__SUPPLIED DATA__.
** START **

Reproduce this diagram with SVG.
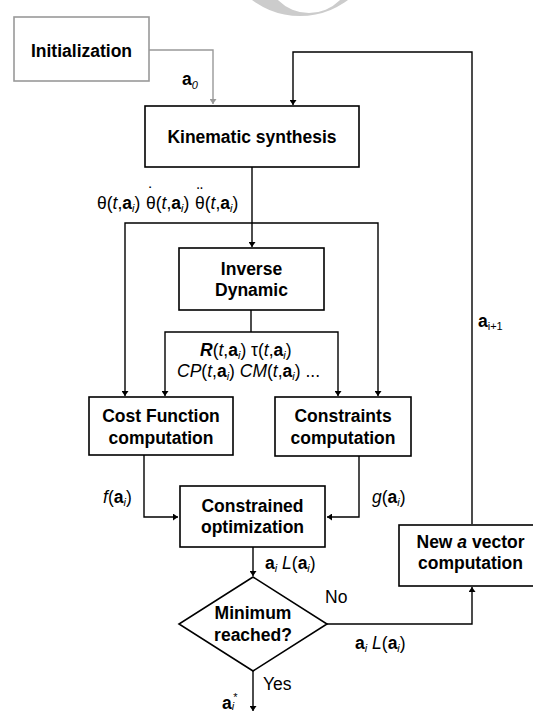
<svg xmlns="http://www.w3.org/2000/svg" width="533" height="712" viewBox="0 0 533 712">
<style>
.box{fill:#fff;stroke:#000;stroke-width:1.6}
.gbox{fill:#fff;stroke:#999;stroke-width:1.6}
.t{font-family:"Liberation Sans",Arial,sans-serif;font-weight:bold;font-size:17.5px;text-anchor:middle;fill:#000}
.l{font-family:"Liberation Sans",Arial,sans-serif;font-size:17.5px;fill:#000}
.c{fill:none;stroke:#000;stroke-width:1.4}
.g{fill:none;stroke:#999;stroke-width:1.4}
.b{font-weight:bold}
.s{font-size:11px;font-style:italic}
.i{font-style:italic}
</style>
<defs>
<marker id="ah" viewBox="0 0 10 10" refX="10" refY="5" markerWidth="5" markerHeight="7" markerUnits="userSpaceOnUse" orient="auto" preserveAspectRatio="none">
<path d="M0,0 L10,5 L0,10 z" fill="#000"/>
</marker>
<marker id="ahg" viewBox="0 0 10 10" refX="10" refY="5" markerWidth="5" markerHeight="7" markerUnits="userSpaceOnUse" orient="auto" preserveAspectRatio="none">
<path d="M0,0 L10,5 L0,10 z" fill="#999"/>
</marker>
</defs>
<rect width="533" height="712" fill="#fff"/>
<path d="M220,-64 a80,80 0 1,0 160,0 a80,80 0 1,0 -160,0 z M265.5,-30.5 a43.5,43.5 0 1,0 87,0 a43.5,43.5 0 1,0 -87,0 z" fill="#ccc" fill-rule="evenodd"/>

<g id="connectors">
<path class="g" d="M149,50 H213 V104" marker-end="url(#ahg)"/>
<path class="c" d="M472,524 V52 H293 V105" marker-end="url(#ah)"/>
<path class="c" d="M252,167 V247" marker-end="url(#ah)"/>
<path class="c" d="M252,223 H125 V396" marker-end="url(#ah)"/>
<path class="c" d="M252,223 H378 V396" marker-end="url(#ah)"/>
<path class="c" d="M251,310 V332"/>
<path class="c" d="M251,332 H165 V396" marker-end="url(#ah)"/>
<path class="c" d="M251,332 H338 V396" marker-end="url(#ah)"/>
<path class="c" d="M144,455 V517 H178" marker-end="url(#ah)"/>
<path class="c" d="M359,456 V517 H327" marker-end="url(#ah)"/>
<path class="c" d="M253,547 V576" marker-end="url(#ah)"/>
<path class="c" d="M327,624 H472 V587" marker-end="url(#ah)"/>
<path class="c" d="M253,671 V711" marker-end="url(#ah)"/>
</g>

<g id="labels">
<text class="l" x="182" y="85"><tspan class="b">a</tspan><tspan class="s" dy="4" font-size="12">0</tspan></text>
<text class="l" x="478" y="327"><tspan class="b">a</tspan><tspan font-size="11" dy="3">i+1</tspan></text>
<text class="l" y="209"><tspan x="97">θ(</tspan><tspan class="i">t</tspan>,<tspan class="b">a</tspan><tspan class="s" dy="3">i</tspan><tspan dy="-3">)</tspan><tspan x="146">θ</tspan><tspan dx="-7.7" dy="-9">˙</tspan><tspan dx="1.9" dy="9">(</tspan><tspan class="i">t</tspan>,<tspan class="b">a</tspan><tspan class="s" dy="3">i</tspan><tspan dy="-3">)</tspan><tspan x="195">θ</tspan><tspan dx="-7.7" dy="-9">¨</tspan><tspan dx="1.9" dy="9">(</tspan><tspan class="i">t</tspan>,<tspan class="b">a</tspan><tspan class="s" dy="3">i</tspan><tspan dy="-3">)</tspan></text>
<text class="l" x="200" y="356"><tspan class="b i">R</tspan>(<tspan class="i">t</tspan>,<tspan class="b">a</tspan><tspan class="s" dy="3">i</tspan><tspan dy="-3">) τ(</tspan><tspan class="i">t</tspan>,<tspan class="b">a</tspan><tspan class="s" dy="3">i</tspan><tspan dy="-3">)</tspan></text>
<text class="l" x="177" y="377"><tspan class="i">CP</tspan>(<tspan class="i">t</tspan>,<tspan class="b">a</tspan><tspan class="s" dy="3">i</tspan><tspan dy="-3">) </tspan><tspan class="i">CM</tspan>(<tspan class="i">t</tspan>,<tspan class="b">a</tspan><tspan class="s" dy="3">i</tspan><tspan dy="-3">) ...</tspan></text>
<text class="l" x="103" y="503"><tspan class="i">f</tspan>(<tspan class="b">a</tspan><tspan class="s" dy="3">i</tspan><tspan dy="-3">)</tspan></text>
<text class="l" x="372" y="503"><tspan class="i">g</tspan>(<tspan class="b">a</tspan><tspan class="s" dy="3">i</tspan><tspan dy="-3">)</tspan></text>
<text class="l" x="265" y="569"><tspan class="b">a</tspan><tspan class="s" dy="3">i</tspan><tspan dy="-3"> </tspan><tspan class="i">L</tspan>(<tspan class="b">a</tspan><tspan class="s" dy="3">i</tspan><tspan dy="-3">)</tspan></text>
<text class="l" x="355" y="649"><tspan class="b">a</tspan><tspan class="s" dy="3">i</tspan><tspan dy="-3"> </tspan><tspan class="i">L</tspan>(<tspan class="b">a</tspan><tspan class="s" dy="3">i</tspan><tspan dy="-3">)</tspan></text>
<text class="l" x="325" y="603">No</text>
<text class="l" x="263" y="690">Yes</text>
<text class="l" x="222" y="709"><tspan class="b">a</tspan><tspan class="s" font-size="9" dy="1">i</tspan><tspan font-size="11" dx="-1" dy="-9">*</tspan></text>
</g>

<g id="initialization">
<rect class="gbox" x="14" y="17" width="135" height="64"/>
<text class="t" x="81.5" y="57">Initialization</text>
</g>
<g id="kinematic">
<rect class="box" x="145" y="106" width="214" height="61"/>
<text class="t" x="252" y="143">Kinematic synthesis</text>
</g>
<g id="inverse">
<rect class="box" x="179" y="248" width="145" height="62"/>
<text class="t" x="251.5" y="275">Inverse</text>
<text class="t" x="251.5" y="296">Dynamic</text>
</g>
<g id="cost">
<rect class="box" x="89" y="397" width="144" height="58"/>
<text class="t" x="161" y="422">Cost Function</text>
<text class="t" x="161" y="444">computation</text>
</g>
<g id="constraints">
<rect class="box" x="275" y="397" width="136" height="59"/>
<text class="t" x="343" y="422">Constraints</text>
<text class="t" x="343" y="444">computation</text>
</g>
<g id="optimization">
<rect class="box" x="180" y="486" width="145" height="61"/>
<text class="t" x="252.5" y="512">Constrained</text>
<text class="t" x="252.5" y="533">optimization</text>
</g>
<g id="decision">
<polygon class="box" points="253,577 327,624 253,671 179,624"/>
<text class="t" x="253" y="619">Minimum</text>
<text class="t" x="253" y="641">reached?</text>
</g>
<g id="newvector">
<rect class="box" x="399" y="525" width="146" height="61"/>
<text class="t" x="470.5" y="548">New <tspan font-style="italic">a</tspan> vector</text>
<text class="t" x="470.5" y="569">computation</text>
</g>
</svg>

** END **

__WRITTEN REQUEST__. Without including any pictures, reproduce the listing exactly.

__OUTPUT OF THE TASK__.
Reproduce this diagram with SVG.
<svg xmlns="http://www.w3.org/2000/svg" width="533" height="712" viewBox="0 0 533 712">
<style>
.box{fill:#fff;stroke:#000;stroke-width:1.6}
.gbox{fill:#fff;stroke:#999;stroke-width:1.6}
.t{font-family:"Liberation Sans",Arial,sans-serif;font-weight:bold;font-size:17.5px;text-anchor:middle;fill:#000}
.l{font-family:"Liberation Sans",Arial,sans-serif;font-size:17.5px;fill:#000}
.c{fill:none;stroke:#000;stroke-width:1.4}
.g{fill:none;stroke:#999;stroke-width:1.4}
.b{font-weight:bold}
.s{font-size:11px;font-style:italic}
.i{font-style:italic}
</style>
<defs>
<marker id="ah" viewBox="0 0 10 10" refX="10" refY="5" markerWidth="5" markerHeight="7" markerUnits="userSpaceOnUse" orient="auto" preserveAspectRatio="none">
<path d="M0,0 L10,5 L0,10 z" fill="#000"/>
</marker>
<marker id="ahg" viewBox="0 0 10 10" refX="10" refY="5" markerWidth="5" markerHeight="7" markerUnits="userSpaceOnUse" orient="auto" preserveAspectRatio="none">
<path d="M0,0 L10,5 L0,10 z" fill="#999"/>
</marker>
</defs>
<rect width="533" height="712" fill="#fff"/>
<path d="M220,-64 a80,80 0 1,0 160,0 a80,80 0 1,0 -160,0 z M265.5,-30.5 a43.5,43.5 0 1,0 87,0 a43.5,43.5 0 1,0 -87,0 z" fill="#ccc" fill-rule="evenodd"/>

<g id="connectors">
<path class="g" d="M149,50 H213 V104" marker-end="url(#ahg)"/>
<path class="c" d="M472,524 V52 H293 V105" marker-end="url(#ah)"/>
<path class="c" d="M252,167 V247" marker-end="url(#ah)"/>
<path class="c" d="M252,223 H125 V396" marker-end="url(#ah)"/>
<path class="c" d="M252,223 H378 V396" marker-end="url(#ah)"/>
<path class="c" d="M251,310 V332"/>
<path class="c" d="M251,332 H165 V396" marker-end="url(#ah)"/>
<path class="c" d="M251,332 H338 V396" marker-end="url(#ah)"/>
<path class="c" d="M144,455 V517 H178" marker-end="url(#ah)"/>
<path class="c" d="M359,456 V517 H327" marker-end="url(#ah)"/>
<path class="c" d="M253,547 V576" marker-end="url(#ah)"/>
<path class="c" d="M327,624 H472 V587" marker-end="url(#ah)"/>
<path class="c" d="M253,671 V711" marker-end="url(#ah)"/>
</g>

<g id="labels">
<text class="l" x="182" y="85"><tspan class="b">a</tspan><tspan class="s" dy="4" font-size="12">0</tspan></text>
<text class="l" x="478" y="327"><tspan class="b">a</tspan><tspan font-size="11" dy="3">i+1</tspan></text>
<text class="l" y="209"><tspan x="97">θ(</tspan><tspan class="i">t</tspan>,<tspan class="b">a</tspan><tspan class="s" dy="3">i</tspan><tspan dy="-3">)</tspan><tspan x="146">θ</tspan><tspan dx="-7.7" dy="-9">˙</tspan><tspan dx="1.9" dy="9">(</tspan><tspan class="i">t</tspan>,<tspan class="b">a</tspan><tspan class="s" dy="3">i</tspan><tspan dy="-3">)</tspan><tspan x="195">θ</tspan><tspan dx="-7.7" dy="-9">¨</tspan><tspan dx="1.9" dy="9">(</tspan><tspan class="i">t</tspan>,<tspan class="b">a</tspan><tspan class="s" dy="3">i</tspan><tspan dy="-3">)</tspan></text>
<text class="l" x="200" y="356"><tspan class="b i">R</tspan>(<tspan class="i">t</tspan>,<tspan class="b">a</tspan><tspan class="s" dy="3">i</tspan><tspan dy="-3">) τ(</tspan><tspan class="i">t</tspan>,<tspan class="b">a</tspan><tspan class="s" dy="3">i</tspan><tspan dy="-3">)</tspan></text>
<text class="l" x="177" y="377"><tspan class="i">CP</tspan>(<tspan class="i">t</tspan>,<tspan class="b">a</tspan><tspan class="s" dy="3">i</tspan><tspan dy="-3">) </tspan><tspan class="i">CM</tspan>(<tspan class="i">t</tspan>,<tspan class="b">a</tspan><tspan class="s" dy="3">i</tspan><tspan dy="-3">) ...</tspan></text>
<text class="l" x="103" y="503"><tspan class="i">f</tspan>(<tspan class="b">a</tspan><tspan class="s" dy="3">i</tspan><tspan dy="-3">)</tspan></text>
<text class="l" x="372" y="503"><tspan class="i">g</tspan>(<tspan class="b">a</tspan><tspan class="s" dy="3">i</tspan><tspan dy="-3">)</tspan></text>
<text class="l" x="265" y="569"><tspan class="b">a</tspan><tspan class="s" dy="3">i</tspan><tspan dy="-3"> </tspan><tspan class="i">L</tspan>(<tspan class="b">a</tspan><tspan class="s" dy="3">i</tspan><tspan dy="-3">)</tspan></text>
<text class="l" x="355" y="649"><tspan class="b">a</tspan><tspan class="s" dy="3">i</tspan><tspan dy="-3"> </tspan><tspan class="i">L</tspan>(<tspan class="b">a</tspan><tspan class="s" dy="3">i</tspan><tspan dy="-3">)</tspan></text>
<text class="l" x="325" y="603">No</text>
<text class="l" x="263" y="690">Yes</text>
<text class="l" x="222" y="709"><tspan class="b">a</tspan><tspan class="s" font-size="9" dy="1">i</tspan><tspan font-size="11" dx="-1" dy="-9">*</tspan></text>
</g>

<g id="initialization">
<rect class="gbox" x="14" y="17" width="135" height="64"/>
<text class="t" x="81.5" y="57">Initialization</text>
</g>
<g id="kinematic">
<rect class="box" x="145" y="106" width="214" height="61"/>
<text class="t" x="252" y="143">Kinematic synthesis</text>
</g>
<g id="inverse">
<rect class="box" x="179" y="248" width="145" height="62"/>
<text class="t" x="251.5" y="275">Inverse</text>
<text class="t" x="251.5" y="296">Dynamic</text>
</g>
<g id="cost">
<rect class="box" x="89" y="397" width="144" height="58"/>
<text class="t" x="161" y="422">Cost Function</text>
<text class="t" x="161" y="444">computation</text>
</g>
<g id="constraints">
<rect class="box" x="275" y="397" width="136" height="59"/>
<text class="t" x="343" y="422">Constraints</text>
<text class="t" x="343" y="444">computation</text>
</g>
<g id="optimization">
<rect class="box" x="180" y="486" width="145" height="61"/>
<text class="t" x="252.5" y="512">Constrained</text>
<text class="t" x="252.5" y="533">optimization</text>
</g>
<g id="decision">
<polygon class="box" points="253,577 327,624 253,671 179,624"/>
<text class="t" x="253" y="619">Minimum</text>
<text class="t" x="253" y="641">reached?</text>
</g>
<g id="newvector">
<rect class="box" x="399" y="525" width="146" height="61"/>
<text class="t" x="470.5" y="548">New <tspan font-style="italic">a</tspan> vector</text>
<text class="t" x="470.5" y="569">computation</text>
</g>
</svg>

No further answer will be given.